## EXERCISE PROMPT
The listing below is the input. Say how many of its lines contain "this", giving the number alone.

## RECORD SET

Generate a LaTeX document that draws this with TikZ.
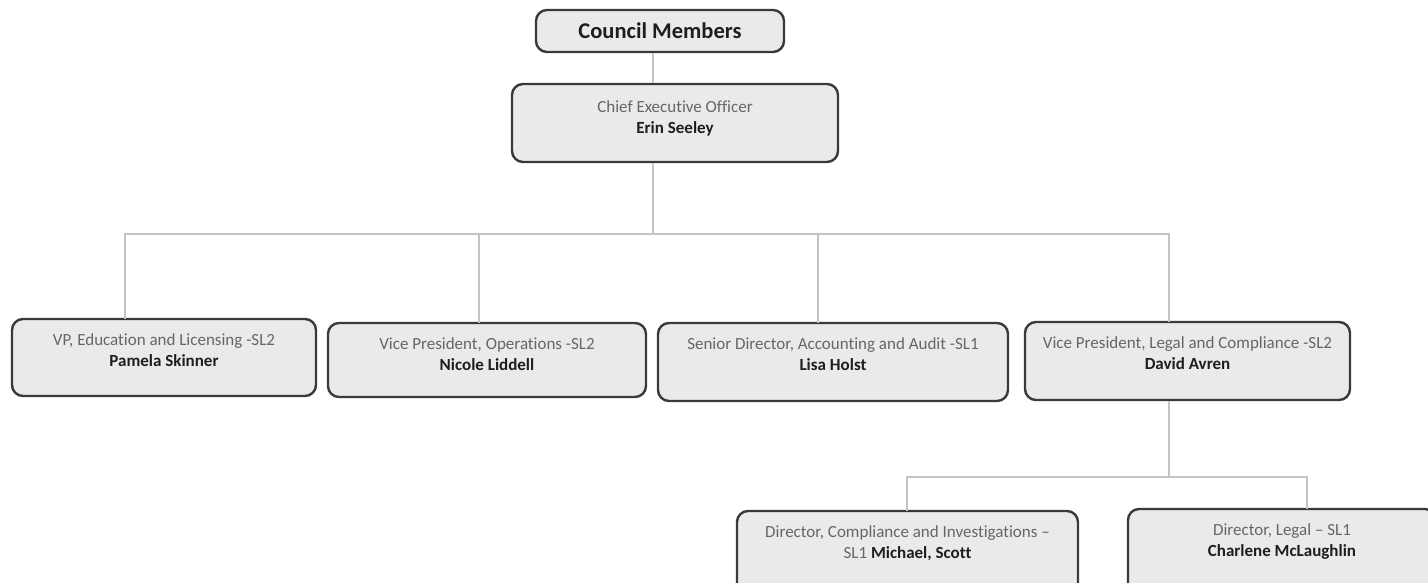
\documentclass[tikz,border=0pt]{standalone}
\usepackage{fontspec}
\setmainfont{Carlito}[Ligatures=CommonOff]
\definecolor{boxfill}{HTML}{EAEAEA}
\definecolor{boxline}{HTML}{3A3A3A}
\definecolor{linkgray}{HTML}{C4C4C4}
\definecolor{rolegray}{HTML}{666666}
\definecolor{namecol}{HTML}{1E1E1E}
\begin{document}
\begin{tikzpicture}[x=1pt,y=-1pt,
  orgbox/.style={draw=boxline, fill=boxfill, line width=2.4pt, rounded corners=11pt, inner sep=0pt},
  roletext/.style={anchor=north, inner sep=0pt, align=center, text=rolegray,
    font=\fontsize{17}{21}\selectfont},
  link/.style={draw=linkgray, line width=1.4pt}]
\useasboundingbox (0,0) rectangle (1428,583);
\clip (0,0) rectangle (1428,583);
\newcommand{\orgnode}[7][14]{% [text offset] name, left, top, right, bottom, text
  \node[orgbox, minimum width={#5-#3}, minimum height={#6-#4}] (#2) at ({(#3+#5)/2},{(#4+#6)/2}) {};
  \node[roletext] (#2t) at ({(#3+#5)/2},{#4+#1}) {#7};
}
\newcommand{\who}[1]{\textcolor{namecol}{\bfseries #1}}

% top of the chart
\node[orgbox, minimum width=248, minimum height=42, font=\fontsize{22.5}{26}\selectfont\bfseries, text=namecol]
  (council) at (660,31) {Council Members};
\orgnode[16]{ceo}{512}{84}{838}{162}{Chief Executive Officer\\\who{Erin Seeley}}

% direct reports
\orgnode{edu}{12}{319}{316}{396}{VP, Education and Licensing -SL2\\\who{Pamela Skinner}}
\orgnode{ops}{328}{323}{646}{397}{Vice President, Operations -SL2\\\who{Nicole Liddell}}
\orgnode{acc}{658}{323}{1008}{401}{Senior Director, Accounting and Audit -SL1\\\who{Lisa Holst}}
\orgnode{legal}{1025}{322}{1350}{400}{Vice President, Legal and Compliance -SL2\\\who{David Avren}}

% legal and compliance team
\orgnode{comp}{737}{511}{1078}{620}{Director, Compliance and Investigations --\\SL1 \who{Michael, Scott}}
\orgnode{dirlegal}{1128}{509}{1436}{620}{Director, Legal -- SL1\\\who{Charlene McLaughlin}}

% connectors
\coordinate (busA) at (653,234);
\coordinate (busB) at (1169,477);
\coordinate (dEdu) at (125,319);
\coordinate (dOps) at (479,323);
\coordinate (dAcc) at (818,323);
\coordinate (dLegal) at (1169,322);
\coordinate (dComp) at (907,511);
\coordinate (dDirLegal) at (1307,509);

\draw[link] (council.south -| busA) -- (ceo.north -| busA);
\draw[link] (ceo.south -| busA) -- (busA);
\draw[link] (busA) -| (dEdu);
\draw[link] (busA) -| (dOps);
\draw[link] (busA) -| (dAcc);
\draw[link] (busA) -| (dLegal);
\draw[link] (legal.south -| busB) -- (busB);
\draw[link] (busB) -| (dComp);
\draw[link] (busB) -| (dDirLegal);
\end{tikzpicture}
\end{document}
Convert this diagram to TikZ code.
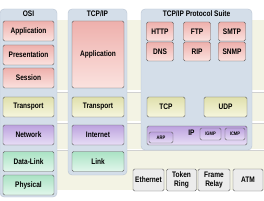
\documentclass[tikz,border=0pt]{standalone}
\usepackage{fontspec}
\setmainfont{Liberation Sans}[FakeStretch=0.82]
\definecolor{bandcol}{RGB}{243,243,228}
\definecolor{panelcol}{RGB}{212,222,233}
\definecolor{panelline}{RGB}{185,196,210}
\definecolor{appcol}{RGB}{238,176,172}
\definecolor{applite}{RGB}{251,226,223}
\definecolor{trancol}{RGB}{224,224,172}
\definecolor{tranlite}{RGB}{246,246,222}
\definecolor{netcol}{RGB}{188,162,222}
\definecolor{netlite}{RGB}{232,222,246}
\definecolor{linkcol}{RGB}{170,226,196}
\definecolor{linklite}{RGB}{226,247,236}
\definecolor{hwcol}{RGB}{236,236,236}

\tikzset{
  panel/.style={draw=panelline, fill=panelcol, rounded corners=4pt},
  layer/.style={draw=black!62, rounded corners=1.5pt, inner sep=0pt, align=center},
  applayer/.style={layer, top color=appcol, bottom color=applite},
  tranlayer/.style={layer, top color=trancol, bottom color=tranlite},
  netlayer/.style={layer, top color=netcol, bottom color=netlite},
  linklayer/.style={layer, top color=linkcol, bottom color=linklite},
  hwbox/.style={layer, fill=hwcol, minimum width=30pt, minimum height=22pt},
  tiny/.style={font=\bfseries\fontsize{5}{5}\selectfont}
}

\begin{document}
\begin{tikzpicture}[x=1pt, y=-1pt, every node/.style={font=\bfseries\fontsize{8}{8.5}\selectfont}]
  \useasboundingbox (0,0) rectangle (264,200);
  % background bands
  \fill[bandcol] (0,20) rectangle (264,190);
  \foreach \yy in {91,122,149.5} {
    \draw[black!18, line width=0.5pt] (0,\yy+0.8) -- (264,\yy+0.8);
    \draw[white, line width=1.3pt] (0,\yy) -- (264,\yy);
  }
  % column panels
  \draw[panel] (0,9) rectangle (57,197);
  \draw[panel] (68,9) rectangle (127,175);
  \draw[panel] (141,9) rectangle (252,150);
  \node (osi) at (28.5,14) {OSI};
  \node (tcpip) at (97.5,14) {TCP/IP};
  \node (suite) at (196.5,14) {TCP/IP Protocol Suite};

  % OSI model
  \begin{scope}[every node/.append style={minimum width=51pt, minimum height=20pt}]
    \node[applayer] (osiapp) at (28.5,31) {Application};
    \node[applayer] (osipres) at (28.5,55) {Presentation};
    \node[applayer] (osisess) at (28.5,78) {Session};
    \node[tranlayer] (ositran) at (28.5,107) {Transport};
    \node[netlayer] (osinet) at (28.5,135) {Network};
    \node[linklayer] (osidata) at (28.5,161.5) {Data-Link};
    \node[linklayer] (osiphys) at (28.5,185) {Physical};
  \end{scope}

  % TCP/IP model
  \begin{scope}[every node/.append style={minimum width=52pt, minimum height=20pt}]
    \node[applayer, minimum height=67pt] (tcpapp) at (98,54.5) {Application};
    \node[tranlayer] (tcptran) at (98,107) {Transport};
    \node[netlayer] (tcpnet) at (98,135) {Internet};
    \node[linklayer] (tcplink) at (98,161.5) {Link};
  \end{scope}

  % protocol suite
  \begin{scope}[every node/.append style={minimum width=27pt, minimum height=19pt}]
    \node[applayer] (http) at (160,31.5) {HTTP};
    \node[applayer] (ftp) at (197,31.5) {FTP};
    \node[applayer] (smtp) at (232,31.5) {SMTP};
    \node[applayer] (dns) at (160,51.5) {DNS};
    \node[applayer] (rip) at (197,51.5) {RIP};
    \node[applayer] (snmp) at (232,51.5) {SNMP};
  \end{scope}
  \node[tranlayer, minimum width=38pt, minimum height=20pt] (tcp) at (166,107) {TCP};
  \node[tranlayer, minimum width=43pt, minimum height=20pt] (udp) at (225.5,107) {UDP};
  \node[netlayer, minimum width=100pt, minimum height=19pt] (ip) at (197,135.5) {};
  \node (iplabel) at (191.5,133) {IP};
  \node[netlayer, tiny, minimum width=24pt, minimum height=11pt] (arp) at (161,137.5) {ARP};
  \node[netlayer, tiny, minimum width=21pt, minimum height=12pt] (igmp) at (210.5,134) {IGMP};
  \node[netlayer, tiny, minimum width=20pt, minimum height=12pt] (icmp) at (235,134) {ICMP};

  % network hardware
  \node[hwbox, minimum width=31pt] (ether) at (148.5,180) {Ethernet};
  \node[hwbox] (token) at (181.5,180) {Token\\Ring};
  \node[hwbox, minimum width=32pt] (frame) at (214,180) {Frame\\Relay};
  \node[hwbox] (atm) at (248,180) {ATM};
\end{tikzpicture}
\end{document}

## OUTPUT OF THE TASK
2